Mr. Ellison is black and Mr. Perez is Latino, highlighting the two competing power bases within the Democratic coalition.
The Minnesota congressman has already earned the support of some of his party’s biggest names, including Sen. Elizabeth Warren, incoming Senate Minority Leader Charles E. Schumer and Sen. Bernard Sanders, who ran for Democrats’ presidential nomination this year.
Two dozen members of the House, activist group MoveOn.org and powerful labor unions are also backing his bid.
His momentum, however, has been slowed by his initial reluctance to make clear he would give up his congressional seat to be a full-time chairman, and by warnings from the Anti-Defamation League over his support of Israel.
Others have noted that Mr. Ellison helped lead a march in Minnesota in response to the 1992 Rodney King verdict, telling the Minnesota Star Tribune: “Black people do not live under democracy. You don’t have an obligation to obey a government that considers you to be less human.”
Mr. Ellison was born in Detroit and graduated from Wayne State University, where he converted from Catholicism to Islam, before moving to Minneapolis for law school.
Steve Simon, a former law school professor who recruited Mr. Ellison for a judge training program, said his student had a winning approach.

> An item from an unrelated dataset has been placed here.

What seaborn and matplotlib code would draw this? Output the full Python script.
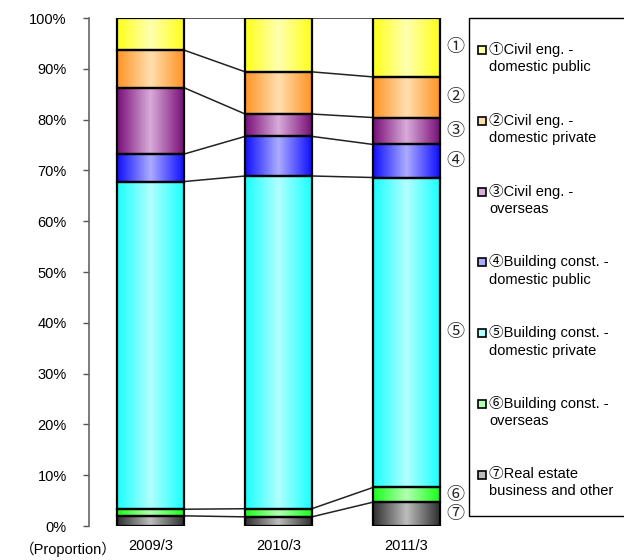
import numpy as np
import pandas as pd
import matplotlib
matplotlib.use("Agg")
import matplotlib.pyplot as plt
from matplotlib.colors import LinearSegmentedColormap
from matplotlib.patches import Rectangle
import seaborn as sns

# ---- data ----
years = ["2009/3", "2010/3", "2011/3"]
series_names = [
    "⑦Real estate\nbusiness and other",
    "⑥Building const. -\noverseas",
    "⑤Building const. -\ndomestic private",
    "④Building const. -\ndomestic public",
    "③Civil eng. -\noverseas",
    "②Civil eng. -\ndomestic private",
    "①Civil eng. -\ndomestic public",
]
side_marks = ["⑦", "⑥", "⑤", "④", "③", "②", "①"]
real_estate = [2.0, 1.8, 4.7]
bldg_overseas = [1.3, 1.6, 2.9]
bldg_dom_private = [64.5, 65.5, 61.0]
bldg_dom_public = [5.4, 7.8, 6.5]
civil_overseas = [13.1, 4.4, 5.3]
civil_dom_private = [7.4, 8.3, 8.0]
civil_dom_public = [6.3, 10.6, 11.6]
series_values = [real_estate, bldg_overseas, bldg_dom_private, bldg_dom_public,
                 civil_overseas, civil_dom_private, civil_dom_public]
yticks = list(range(0, 101, 10))
ytick_labels = [f"{t}%" for t in yticks]

# (edge colour, centre colour) of each gradient
edge_cols = ["#303030", "#1aff1a", "#1affff", "#1010ff", "#7a107a", "#ff9426", "#ffff1a"]
mid_cols = ["#bcbcbc", "#b0ffb0", "#b0ffff", "#aaaaff", "#d8aad8", "#ffdeae", "#ffffae"]

sns.set_style("white")
plt.rcParams["font.family"] = ["Liberation Sans", "Noto Sans CJK JP", "DejaVu Sans"]

fig = plt.figure(figsize=(6.24, 5.6), dpi=100)
L, R, B, T = 89 / 624, 445 / 624, 1 - 526 / 560, 1 - 18 / 560
ax = fig.add_axes([L, B, R - L, T - B])

width = 0.52
bottom = np.zeros(len(years))
cum_tops = []
for name, vals, mc in zip(series_names, series_values, mid_cols):
    df = pd.DataFrame({"year": years, "v": vals})
    sns.barplot(data=df, x="year", y="v", ax=ax, color=mc, width=width,
                bottom=bottom.copy(), edgecolor="black", linewidth=1.6,
                saturation=1, label=name, errorbar=None)
    bottom = bottom + np.array(vals)
    cum_tops.append(bottom.copy())

xlim = (-0.48, (445 - 150.5) / 128)
ax.set_xlim(*xlim)
ax.set_ylim(0, 100)

# gradients inside bars
patches = list(ax.patches)
grad = np.concatenate([np.linspace(0, 1, 50), np.linspace(1, 0, 50)])[None, :]
for k, p in enumerate(patches):
    s = k // len(years)
    cmap = LinearSegmentedColormap.from_list(f"g{k}", [edge_cols[s], mid_cols[s]])
    x0, y0 = p.get_x(), p.get_y()
    w, h = p.get_width(), p.get_height()
    im = ax.imshow(grad, cmap=cmap, extent=(x0, x0 + w, y0, y0 + h),
                   aspect="auto", zorder=2, interpolation="bilinear")
    im.set_clip_path(p)
    p.set_facecolor("none")
    p.set_zorder(3)
ax.set_xlim(*xlim)
ax.set_ylim(0, 100)

# connector lines between bars
for tops in cum_tops:
    for i in range(len(years) - 1):
        ax.plot([i + width / 2, i + 1 - width / 2], [tops[i], tops[i + 1]],
                color="#222222", lw=1.1, zorder=1)

# circled labels beside last bar
last = len(years) - 1
prev = 0.0
for mark, tops in zip(side_marks, cum_tops):
    mid = (prev + tops[last]) / 2
    prev = tops[last]
    ax.text(2.38, mid, mark, ha="center", va="center", fontsize=13,
            clip_on=False, family=["Noto Sans CJK JP", "DejaVu Sans"])

ax.set_yticks(yticks)
ax.set_yticklabels(ytick_labels, fontsize=10.5)
ax.tick_params(axis="y", length=4, width=1, color="#555555", pad=12, left=True,
               labelcolor="black")
ax.tick_params(axis="x", length=0, pad=9, labelsize=10.5, labelcolor="black")
ax.set_xlabel("")
ax.set_ylabel("")
for sp in ["top", "right", "bottom"]:
    ax.spines[sp].set_visible(False)
ax.spines["left"].set_color("#666666")
ax.spines["left"].set_linewidth(1.2)
if ax.get_legend():
    ax.get_legend().remove()

fig.text(68 / 624, 1 - 549 / 560, "（Proportion）", ha="center", va="center",
         fontsize=10.5, color="black")

# legend box drawn by hand
fig.patches.append(Rectangle((469 / 624, 1 - 516 / 560), 0.5, (516 - 18) / 560,
                             transform=fig.transFigure, facecolor="white",
                             edgecolor="black", lw=1.0, zorder=0))
for j in range(len(series_names)):
    s = len(series_names) - 1 - j
    yc = 50 + 70.8 * j
    fig.patches.append(Rectangle((478 / 624, 1 - (yc + 4) / 560), 8 / 624, 8 / 560,
                                 transform=fig.transFigure, facecolor=mid_cols[s],
                                 edgecolor="black", lw=1.2, zorder=2))
    fig.text(489 / 624, 1 - (yc - 8) / 560, series_names[s], ha="left", va="top",
             fontsize=10.5, linespacing=1.3, color="black")

fig.savefig("out.png", dpi=100)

“I was very careful who I chose to be the defense attorneys and prosecutors,” Mr. Simon said. “Being a lawyer in a courtroom is like being a combo of ballet dancer, hockey player and prizefighter. You are doing everything on purpose, and you really know what is going on.
“He was a good defense attorney,” Mr. Simon said. “He was very dynamic and dramatic in the courtroom. He knew exactly what I wanted done, and he did it well.”
Mr. Ellison entered the Minnesota legislature in 2002 and made a name for himself as a champion on environmental, labor and voter rights issues, said Rep. Frank Hornstein, who entered at the same time and sat next to Mr. Ellison in the state House chamber.
“He comes from a long line of civil rights activists,” Mr. Hornstein said, alluding to Mr. Ellison’s grandfather’s involvement in the Louisiana chapter of the National Association for the Advancement of Colored People. “I think that is really what got him interested in these kinds of issues. I think his passion comes from a family lineage that is very deeply connected to the civil rights movement in the South, and that is a powerful thing.”
The questions about Mr. Ellison’s views on Mr. Farrakhan surfaced when he ran for Congress in 2006, and he tried to put them behind him by telling the Jewish Community Relations Council that “I should have come to that conclusion that they were anti-Semitic earlier than I did.”
“I regret that I didn’t,” he said.
Mr. Hornstein, whose wife is the senior rabbi of Temple Israel in Minneapolis, endorsed Mr. Ellison’s congressional bid, and credited the Democrat with putting questions about his past to rest.
“He repudiated that completely, and most of the people in our community thought that was great,” he said. “He has a record of supporting Jewish causes in our community and really was a friend and is a friend. So I think these kinds of recycled accusations are not only inaccurate but unfair. This is not the Keith Ellison I know, and I think his record proves it.”